Well, it’s finally done. 39 repeats and two mitred corners.
I finally cast off on the 27th January which is, serendipitously, exactly six months after I cast this project on. I actually made it through a record four repeats in the last day. A finish line is a marvelous motivator.
I didn’t take a measurement before blocking, but the shoes (UK size 6) give an idea of the scale.
Next step, washing and blocking. I’m already out of the closet as a big fan of blocking, but I’ve never blocked pure silk before. I did some reading online and on ravelry and there were a lot of mixed opinions on it. Some people said never soak, just pin and spray. Someone suggested ironing to bring out the shine. Stretch it like crazy, silk is strong. Don’t stretch it, silk is vulnerable when wet. It won’t grow because it’s not sproingy like wool. It will grow because the stitches will slip past each other easily.
For lack of a clear path, I decided to go carefully with what has worked for me in the past. I soaked it with some soap (read: shower gel) and gently squeezed out excess water with a towel. I used my alphabet blocks as usual, although because I was worried about staining I pinned a white duvet cover down first.

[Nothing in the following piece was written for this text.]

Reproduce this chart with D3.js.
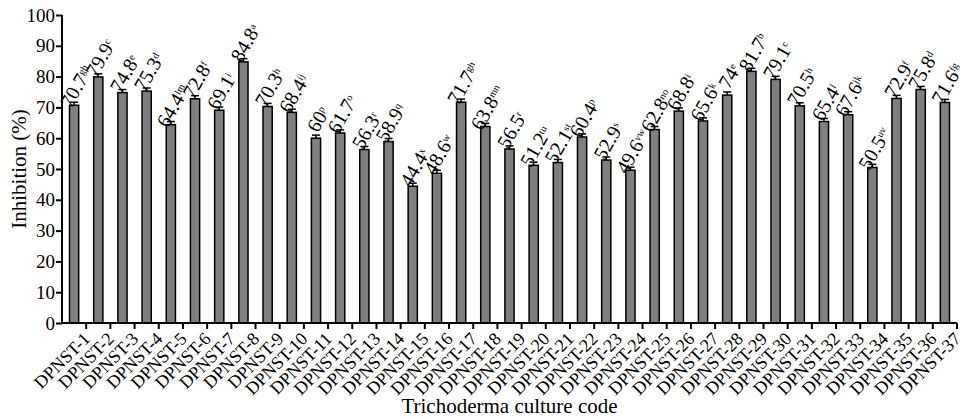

I had planned on using blocking wires, but I quickly decided they were just going to be too straight for this, so it was back to my old pinning ways. 39 boarder repeats, each repeat had three points, that’s a lot of pins! Plus a few at the corners to define the shape. I didn’t have to pin the centre, just having the edges pinned out opened it up enough.
I also didn’t pull the knitting as tight as I usually would with wool. Often when I block a shawl, as it dries, and therefore shrinks slightly, the blocking mats will be pulled up into a curve with the tension. I’m a harsh yarn mistress! None of that with the silk though, just pinned out enough to open up the design. Even still, it has opened up a fair bit. You can see how much of the shawl is actually the border. There’s a final row of large yarn overs, and then a row or two of garter and after that it was all border. All in all, it must be close to half of the finished size.
After an inhumane number of pins, this is the finished result. Six months, two countries, and almost uncountable numbers of knit stitches. All worth it.